Flexible Fabrication of Flexible Electronics: A General Laser Ablation Strategy for Robust Large-Area Copper-Based Electronics

Attributed to high power density and controllable digital program operation, lasers are a powerful tool in the preparation, prototype fabrication, and post-processing of materials. In this paper, a general laser ablation strategy that can be conducted under ambient, room-temperature, and mask-free conditions is employed for the rapid fabrication of robust large-area copper-based flexible electronics. Micrometer-scale thick copper layer cladded on flexible polymer substrate can be removed efficiently in one laser scanning pass based on laser-induced heat evaporation effect. Metal grids with a width less than 10 microns and a thickness close to 2 microns can be produced in a reliable manner.
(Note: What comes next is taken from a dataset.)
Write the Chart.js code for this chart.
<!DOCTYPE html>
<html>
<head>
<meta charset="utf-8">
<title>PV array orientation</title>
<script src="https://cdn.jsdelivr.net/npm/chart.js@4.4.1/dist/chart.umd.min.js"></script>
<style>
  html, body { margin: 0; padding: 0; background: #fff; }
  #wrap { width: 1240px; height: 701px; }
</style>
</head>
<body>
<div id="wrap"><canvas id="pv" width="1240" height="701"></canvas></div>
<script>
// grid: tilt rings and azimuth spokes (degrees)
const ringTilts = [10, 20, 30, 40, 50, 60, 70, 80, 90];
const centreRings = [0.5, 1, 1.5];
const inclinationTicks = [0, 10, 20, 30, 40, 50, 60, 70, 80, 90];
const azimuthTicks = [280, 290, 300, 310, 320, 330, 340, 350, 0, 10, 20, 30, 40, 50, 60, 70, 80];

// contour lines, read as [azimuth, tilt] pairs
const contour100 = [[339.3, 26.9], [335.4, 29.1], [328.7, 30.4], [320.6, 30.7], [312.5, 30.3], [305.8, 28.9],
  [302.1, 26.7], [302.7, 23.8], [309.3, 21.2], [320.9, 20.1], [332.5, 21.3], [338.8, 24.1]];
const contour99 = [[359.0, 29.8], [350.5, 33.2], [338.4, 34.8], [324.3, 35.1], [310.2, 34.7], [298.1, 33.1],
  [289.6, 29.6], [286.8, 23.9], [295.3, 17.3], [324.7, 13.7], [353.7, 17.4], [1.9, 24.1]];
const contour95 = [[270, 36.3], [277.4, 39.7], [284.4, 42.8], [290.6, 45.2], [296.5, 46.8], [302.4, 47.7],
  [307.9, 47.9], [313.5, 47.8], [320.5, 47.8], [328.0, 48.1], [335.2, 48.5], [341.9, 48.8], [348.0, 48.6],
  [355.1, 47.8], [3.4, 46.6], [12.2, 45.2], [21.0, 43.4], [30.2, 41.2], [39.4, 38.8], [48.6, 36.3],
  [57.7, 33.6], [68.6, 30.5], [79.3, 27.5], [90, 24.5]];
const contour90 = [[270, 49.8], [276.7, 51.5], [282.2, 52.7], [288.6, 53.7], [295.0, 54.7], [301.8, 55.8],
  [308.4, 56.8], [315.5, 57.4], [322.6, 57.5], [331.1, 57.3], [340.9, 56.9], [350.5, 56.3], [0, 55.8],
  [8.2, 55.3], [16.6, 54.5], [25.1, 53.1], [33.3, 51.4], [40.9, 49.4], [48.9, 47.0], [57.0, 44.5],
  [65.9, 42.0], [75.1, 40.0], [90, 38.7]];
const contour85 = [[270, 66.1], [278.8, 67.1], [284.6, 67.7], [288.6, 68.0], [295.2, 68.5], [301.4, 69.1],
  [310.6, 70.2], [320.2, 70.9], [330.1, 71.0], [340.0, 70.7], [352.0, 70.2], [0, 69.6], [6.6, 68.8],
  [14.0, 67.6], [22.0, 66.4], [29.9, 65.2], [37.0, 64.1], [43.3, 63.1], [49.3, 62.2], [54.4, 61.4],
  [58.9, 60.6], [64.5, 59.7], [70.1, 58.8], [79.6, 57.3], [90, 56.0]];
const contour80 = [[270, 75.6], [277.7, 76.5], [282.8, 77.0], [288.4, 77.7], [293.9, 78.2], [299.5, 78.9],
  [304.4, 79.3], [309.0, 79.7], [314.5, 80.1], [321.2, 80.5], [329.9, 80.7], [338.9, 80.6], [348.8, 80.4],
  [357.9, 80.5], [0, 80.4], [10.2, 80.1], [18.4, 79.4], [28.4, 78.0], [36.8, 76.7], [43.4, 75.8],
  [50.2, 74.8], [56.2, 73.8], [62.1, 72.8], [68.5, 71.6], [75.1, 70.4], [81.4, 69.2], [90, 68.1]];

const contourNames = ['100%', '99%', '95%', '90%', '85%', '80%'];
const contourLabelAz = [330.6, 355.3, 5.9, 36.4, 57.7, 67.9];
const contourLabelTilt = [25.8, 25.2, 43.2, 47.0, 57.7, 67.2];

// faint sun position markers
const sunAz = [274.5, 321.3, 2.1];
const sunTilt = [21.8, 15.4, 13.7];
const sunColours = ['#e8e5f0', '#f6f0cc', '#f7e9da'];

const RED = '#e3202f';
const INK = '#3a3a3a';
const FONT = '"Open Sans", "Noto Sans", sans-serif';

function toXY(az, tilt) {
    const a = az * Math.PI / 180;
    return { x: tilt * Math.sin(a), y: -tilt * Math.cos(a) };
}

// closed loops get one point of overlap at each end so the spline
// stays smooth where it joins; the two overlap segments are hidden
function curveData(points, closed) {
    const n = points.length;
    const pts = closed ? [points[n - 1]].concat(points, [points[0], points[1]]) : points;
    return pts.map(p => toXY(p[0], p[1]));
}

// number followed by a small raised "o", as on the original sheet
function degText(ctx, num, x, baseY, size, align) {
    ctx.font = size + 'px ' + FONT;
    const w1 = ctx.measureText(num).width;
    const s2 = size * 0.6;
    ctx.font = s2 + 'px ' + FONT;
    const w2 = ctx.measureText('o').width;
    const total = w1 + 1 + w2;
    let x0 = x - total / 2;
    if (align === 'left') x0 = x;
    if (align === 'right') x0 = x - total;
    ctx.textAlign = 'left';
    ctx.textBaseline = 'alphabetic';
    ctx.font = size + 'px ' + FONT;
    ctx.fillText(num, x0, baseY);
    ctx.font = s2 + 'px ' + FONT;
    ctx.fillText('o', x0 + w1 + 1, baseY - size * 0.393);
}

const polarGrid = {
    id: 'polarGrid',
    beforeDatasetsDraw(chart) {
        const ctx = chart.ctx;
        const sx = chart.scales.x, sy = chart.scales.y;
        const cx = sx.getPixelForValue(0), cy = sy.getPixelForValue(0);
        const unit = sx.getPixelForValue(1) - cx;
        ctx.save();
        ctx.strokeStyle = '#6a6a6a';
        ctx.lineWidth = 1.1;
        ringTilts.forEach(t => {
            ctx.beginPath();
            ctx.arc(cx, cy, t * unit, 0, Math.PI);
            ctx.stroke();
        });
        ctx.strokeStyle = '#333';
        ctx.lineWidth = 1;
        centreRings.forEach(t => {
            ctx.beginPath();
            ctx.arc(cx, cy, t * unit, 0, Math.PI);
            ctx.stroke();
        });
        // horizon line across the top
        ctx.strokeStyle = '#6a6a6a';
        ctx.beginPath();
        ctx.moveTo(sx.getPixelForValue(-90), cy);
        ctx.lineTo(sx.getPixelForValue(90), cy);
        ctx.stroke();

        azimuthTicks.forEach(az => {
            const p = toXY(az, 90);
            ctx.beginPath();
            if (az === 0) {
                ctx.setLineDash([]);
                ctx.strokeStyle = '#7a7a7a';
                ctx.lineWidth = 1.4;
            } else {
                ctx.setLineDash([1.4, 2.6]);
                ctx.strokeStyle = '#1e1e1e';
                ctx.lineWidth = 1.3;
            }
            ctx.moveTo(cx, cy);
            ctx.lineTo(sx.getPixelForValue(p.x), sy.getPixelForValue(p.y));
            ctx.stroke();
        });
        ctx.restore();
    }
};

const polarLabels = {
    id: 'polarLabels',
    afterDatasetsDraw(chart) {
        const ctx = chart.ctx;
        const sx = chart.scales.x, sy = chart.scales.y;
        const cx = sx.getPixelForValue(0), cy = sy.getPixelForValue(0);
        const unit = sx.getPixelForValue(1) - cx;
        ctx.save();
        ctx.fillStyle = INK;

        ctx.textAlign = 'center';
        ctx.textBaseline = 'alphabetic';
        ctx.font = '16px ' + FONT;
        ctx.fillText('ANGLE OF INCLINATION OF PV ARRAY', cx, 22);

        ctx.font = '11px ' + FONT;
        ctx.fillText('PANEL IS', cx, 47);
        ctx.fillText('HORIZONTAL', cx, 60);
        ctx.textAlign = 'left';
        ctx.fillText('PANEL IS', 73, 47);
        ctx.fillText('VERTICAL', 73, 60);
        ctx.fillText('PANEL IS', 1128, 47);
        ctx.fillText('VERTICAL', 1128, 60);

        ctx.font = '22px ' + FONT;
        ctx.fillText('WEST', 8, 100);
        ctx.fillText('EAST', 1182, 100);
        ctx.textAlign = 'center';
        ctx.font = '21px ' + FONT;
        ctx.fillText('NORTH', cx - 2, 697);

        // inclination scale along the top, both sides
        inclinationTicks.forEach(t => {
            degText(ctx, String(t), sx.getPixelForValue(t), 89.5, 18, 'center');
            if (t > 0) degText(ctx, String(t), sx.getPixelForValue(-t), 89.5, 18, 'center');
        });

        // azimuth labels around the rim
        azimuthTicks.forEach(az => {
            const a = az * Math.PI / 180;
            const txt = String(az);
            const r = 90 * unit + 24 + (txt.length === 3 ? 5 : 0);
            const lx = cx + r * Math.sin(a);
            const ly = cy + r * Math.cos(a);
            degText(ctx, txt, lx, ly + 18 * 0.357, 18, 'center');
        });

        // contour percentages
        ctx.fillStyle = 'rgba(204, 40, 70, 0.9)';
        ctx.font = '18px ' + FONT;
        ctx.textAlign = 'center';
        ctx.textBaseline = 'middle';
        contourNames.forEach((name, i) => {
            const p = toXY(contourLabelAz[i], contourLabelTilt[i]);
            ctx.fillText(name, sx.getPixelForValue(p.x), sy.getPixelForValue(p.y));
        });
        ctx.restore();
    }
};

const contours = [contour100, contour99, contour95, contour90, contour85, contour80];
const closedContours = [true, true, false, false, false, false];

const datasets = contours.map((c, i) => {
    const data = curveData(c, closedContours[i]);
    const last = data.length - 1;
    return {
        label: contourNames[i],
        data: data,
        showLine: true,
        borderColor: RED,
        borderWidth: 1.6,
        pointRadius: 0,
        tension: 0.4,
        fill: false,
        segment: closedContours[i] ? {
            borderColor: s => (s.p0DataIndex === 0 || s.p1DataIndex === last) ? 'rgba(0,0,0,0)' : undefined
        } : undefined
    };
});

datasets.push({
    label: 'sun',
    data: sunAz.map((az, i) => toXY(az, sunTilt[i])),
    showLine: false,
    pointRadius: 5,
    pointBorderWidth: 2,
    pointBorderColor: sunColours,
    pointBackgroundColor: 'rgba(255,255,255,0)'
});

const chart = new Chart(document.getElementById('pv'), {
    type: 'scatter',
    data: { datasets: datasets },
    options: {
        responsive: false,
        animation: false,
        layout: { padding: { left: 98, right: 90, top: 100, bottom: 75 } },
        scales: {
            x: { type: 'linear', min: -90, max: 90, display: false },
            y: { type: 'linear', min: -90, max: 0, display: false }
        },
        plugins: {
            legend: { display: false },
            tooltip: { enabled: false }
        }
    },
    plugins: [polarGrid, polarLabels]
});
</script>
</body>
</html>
As proof-of-concept demonstrations, flexible transparent conducting electrodes and a variety of flexible circuit boards (FCBs) with different precisions and dimensions are fabricated by this approach in a digitally controlled mode and their photoelectric properties under normal and deformation states are investigated. The results indicate that the method is robust and as-prepared flexible electrodes and circuits are reliable and endurable, indicative of the potential of this method in scalable fabrication of sub-millimeter flexible electronics through a straightforward and flexible fashion.